■ Goal ■
Skip the pictures and extract all of the lines exactly as written.

━━━

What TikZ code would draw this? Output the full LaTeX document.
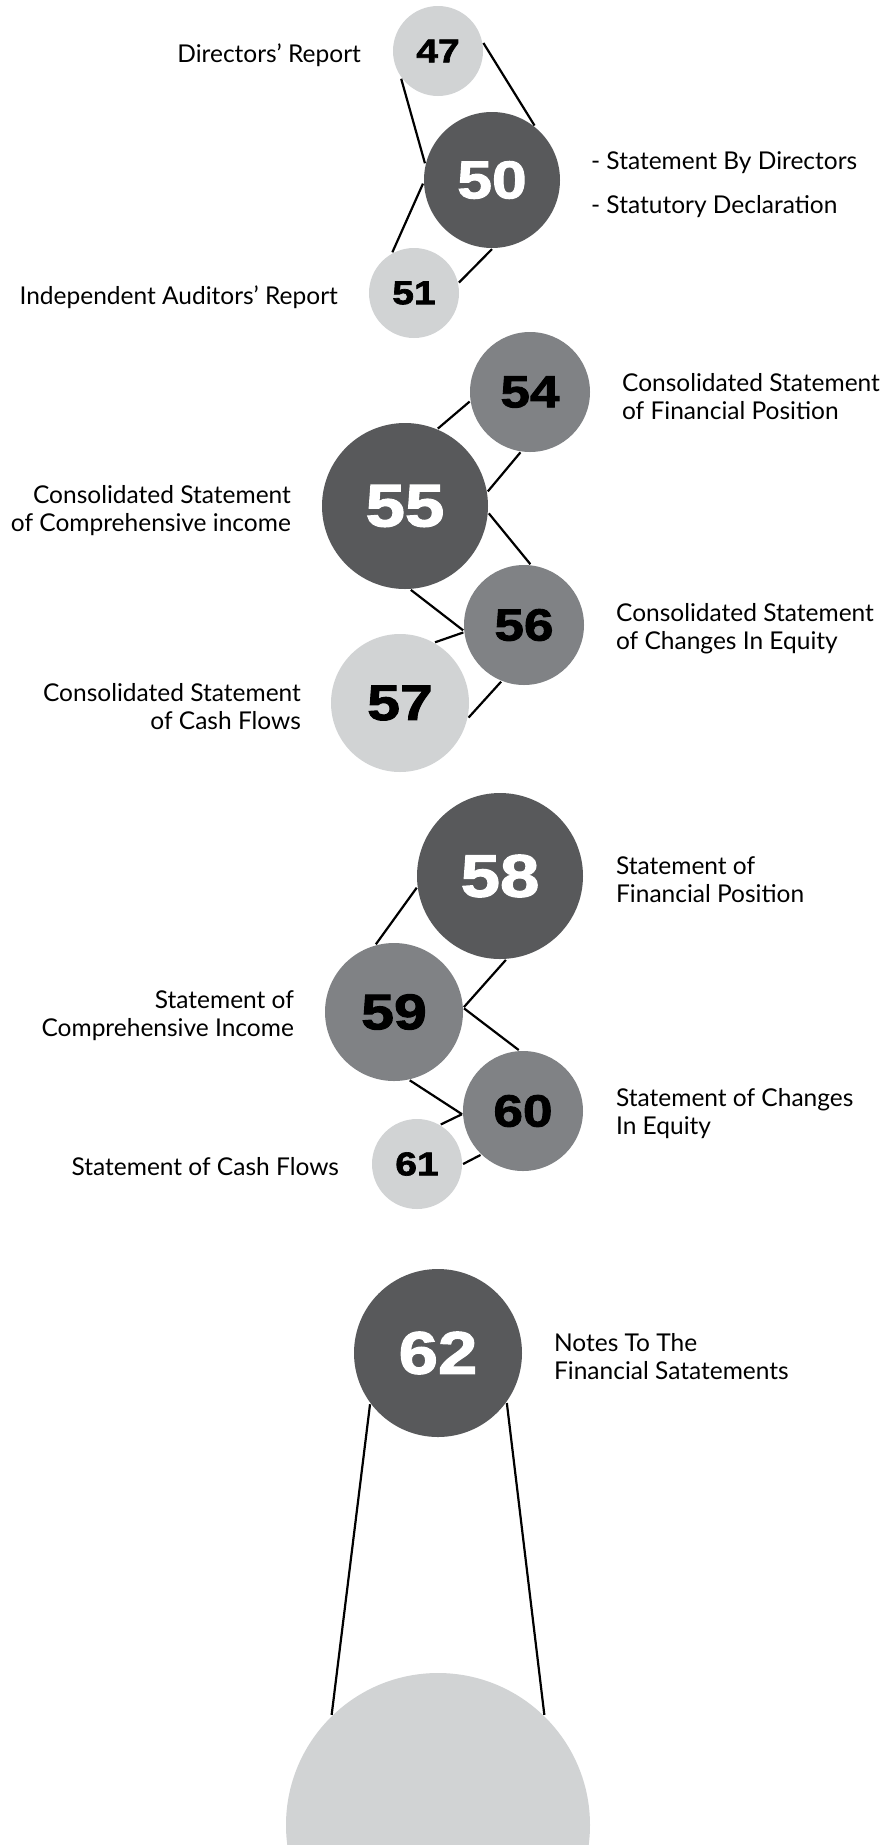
\documentclass[tikz,border=0pt]{standalone}
\usepackage{fontspec}
\setmainfont{Lato}
\newfontfamily\numfont{Liberation Sans Bold}[FakeBold=2, FakeStretch=1.18]
\usetikzlibrary{positioning}

\definecolor{discpale}{HTML}{D1D3D4}
\definecolor{discmid}{HTML}{808285}
\definecolor{discdark}{HTML}{58595B}

\begin{document}
\begin{tikzpicture}[x=1pt, y=-1pt, line width=2.2pt,
  pale/.style={circle, fill=discpale, text=black, inner sep=0pt},
  mid/.style={circle, fill=discmid, text=black, inner sep=0pt},
  dark/.style={circle, fill=discdark, text=white, inner sep=0pt},
  sz/.style={minimum size=#1pt},
  num/.style={font=\numfont\fontsize{#1}{#1}\selectfont},
  lbl/.style={inner sep=0pt, font=\fontsize{24.5}{28}\selectfont}]
\useasboundingbox (0,0) rectangle (885,1845);
\clip (0,0) rectangle (885,1845);

% discs
\node[pale, sz=90, num=33] (P47) at (438,51) {47};
\node[dark, sz=136, num=53] (P50) at (492,180) {50};
\node[pale, sz=90, num=33] (P51) at (414,293) {51};
\node[mid, sz=120, num=45] (P54) at (530,392) {54};
\node[dark, sz=166, num=60] (P55) at (405,506) {55};
\node[mid, sz=120, num=45] (P56) at (524,625) {56};
\node[pale, sz=138, num=50] (P57) at (400,703) {57};
\node[dark, sz=166, num=60] (P58) at (500,876) {58};
\node[mid, sz=138, num=50] (P59) at (394,1012) {59};
\node[mid, sz=120, num=45] (P60) at (523,1111) {60};
\node[pale, sz=90, num=33] (P61) at (417,1164) {61};
\node[dark, sz=168, num=60] (P62) at (438,1353) {62};
\node[pale, sz=304] (Pend) at (438,1825) {};

% links
\draw (P47.10) -- (P50.52);
\draw (P47.217) -- (P50.166);
\draw (P50.183) -- (P51.118);
\draw (P50.270) -- (P51.13);
\draw (P54.189) -- (P55.67);
\draw (P55.10) -- (P54.261);
\draw (P55.-5) -- (P56.84);
\draw (P55.274) -- (P56.185);
\draw (P56.187) -- (P57.60);
\draw (P56.248) -- (P57.-12);
\draw (P58.188) -- (P59.105);
\draw (P58.274) -- (P59.4);
\draw (P59.3) -- (P60.94);
\draw (P59.283) -- (P60.183);
\draw (P60.183) -- (P61.59);
\draw (P60.226) -- (P61.0);
\draw (P62.217) -- (Pend.134);
\draw (P62.324) -- (Pend.46);

% labels
\node[lbl, anchor=east] (L47) at (362,55) {Directors’ Report};
\node[lbl, anchor=west] (L50a) at (590,163) {- Statement By Directors};
\node[lbl, anchor=west] (L50b) at (590,207) {- Statutory Declaration};
\node[lbl, anchor=east] (L51) at (339,297) {Independent Auditors’ Report};
\node[lbl, anchor=west, align=left] (L54) at (621,397) {Consolidated Statement\\of Financial Position};
\node[lbl, anchor=east, align=right] (L55) at (292,511) {Consolidated Statement\\of Comprehensive income};
\node[lbl, anchor=west, align=left] (L56) at (615,629) {Consolidated Statement\\of Changes In Equity};
\node[lbl, anchor=east, align=right] (L57) at (302,707) {Consolidated Statement\\of Cash Flows};
\node[lbl, anchor=west, align=left] (L58) at (615,880) {Statement of\\Financial Position};
\node[lbl, anchor=east, align=right] (L59) at (295,1016) {Statement of\\Comprehensive Income};
\node[lbl, anchor=west, align=left] (L60) at (615,1114) {Statement of Changes\\In Equity};
\node[lbl, anchor=east] (L61) at (340,1167) {Statement of Cash Flows};
\node[lbl, anchor=west, align=left] (L62) at (553,1357) {Notes To The\\Financial Satatements};
\end{tikzpicture}
\end{document}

━━━

■ Solution ■
What TikZ code would draw this? Output the full LaTeX document.
\documentclass[tikz,border=0pt]{standalone}
\usepackage{fontspec}
\setmainfont{Lato}
\newfontfamily\numfont{Liberation Sans Bold}[FakeBold=2, FakeStretch=1.18]
\usetikzlibrary{positioning}

\definecolor{discpale}{HTML}{D1D3D4}
\definecolor{discmid}{HTML}{808285}
\definecolor{discdark}{HTML}{58595B}

\begin{document}
\begin{tikzpicture}[x=1pt, y=-1pt, line width=2.2pt,
  pale/.style={circle, fill=discpale, text=black, inner sep=0pt},
  mid/.style={circle, fill=discmid, text=black, inner sep=0pt},
  dark/.style={circle, fill=discdark, text=white, inner sep=0pt},
  sz/.style={minimum size=#1pt},
  num/.style={font=\numfont\fontsize{#1}{#1}\selectfont},
  lbl/.style={inner sep=0pt, font=\fontsize{24.5}{28}\selectfont}]
\useasboundingbox (0,0) rectangle (885,1845);
\clip (0,0) rectangle (885,1845);

% discs
\node[pale, sz=90, num=33] (P47) at (438,51) {47};
\node[dark, sz=136, num=53] (P50) at (492,180) {50};
\node[pale, sz=90, num=33] (P51) at (414,293) {51};
\node[mid, sz=120, num=45] (P54) at (530,392) {54};
\node[dark, sz=166, num=60] (P55) at (405,506) {55};
\node[mid, sz=120, num=45] (P56) at (524,625) {56};
\node[pale, sz=138, num=50] (P57) at (400,703) {57};
\node[dark, sz=166, num=60] (P58) at (500,876) {58};
\node[mid, sz=138, num=50] (P59) at (394,1012) {59};
\node[mid, sz=120, num=45] (P60) at (523,1111) {60};
\node[pale, sz=90, num=33] (P61) at (417,1164) {61};
\node[dark, sz=168, num=60] (P62) at (438,1353) {62};
\node[pale, sz=304] (Pend) at (438,1825) {};

% links
\draw (P47.10) -- (P50.52);
\draw (P47.217) -- (P50.166);
\draw (P50.183) -- (P51.118);
\draw (P50.270) -- (P51.13);
\draw (P54.189) -- (P55.67);
\draw (P55.10) -- (P54.261);
\draw (P55.-5) -- (P56.84);
\draw (P55.274) -- (P56.185);
\draw (P56.187) -- (P57.60);
\draw (P56.248) -- (P57.-12);
\draw (P58.188) -- (P59.105);
\draw (P58.274) -- (P59.4);
\draw (P59.3) -- (P60.94);
\draw (P59.283) -- (P60.183);
\draw (P60.183) -- (P61.59);
\draw (P60.226) -- (P61.0);
\draw (P62.217) -- (Pend.134);
\draw (P62.324) -- (Pend.46);

% labels
\node[lbl, anchor=east] (L47) at (362,55) {Directors’ Report};
\node[lbl, anchor=west] (L50a) at (590,163) {- Statement By Directors};
\node[lbl, anchor=west] (L50b) at (590,207) {- Statutory Declaration};
\node[lbl, anchor=east] (L51) at (339,297) {Independent Auditors’ Report};
\node[lbl, anchor=west, align=left] (L54) at (621,397) {Consolidated Statement\\of Financial Position};
\node[lbl, anchor=east, align=right] (L55) at (292,511) {Consolidated Statement\\of Comprehensive income};
\node[lbl, anchor=west, align=left] (L56) at (615,629) {Consolidated Statement\\of Changes In Equity};
\node[lbl, anchor=east, align=right] (L57) at (302,707) {Consolidated Statement\\of Cash Flows};
\node[lbl, anchor=west, align=left] (L58) at (615,880) {Statement of\\Financial Position};
\node[lbl, anchor=east, align=right] (L59) at (295,1016) {Statement of\\Comprehensive Income};
\node[lbl, anchor=west, align=left] (L60) at (615,1114) {Statement of Changes\\In Equity};
\node[lbl, anchor=east] (L61) at (340,1167) {Statement of Cash Flows};
\node[lbl, anchor=west, align=left] (L62) at (553,1357) {Notes To The\\Financial Satatements};
\end{tikzpicture}
\end{document}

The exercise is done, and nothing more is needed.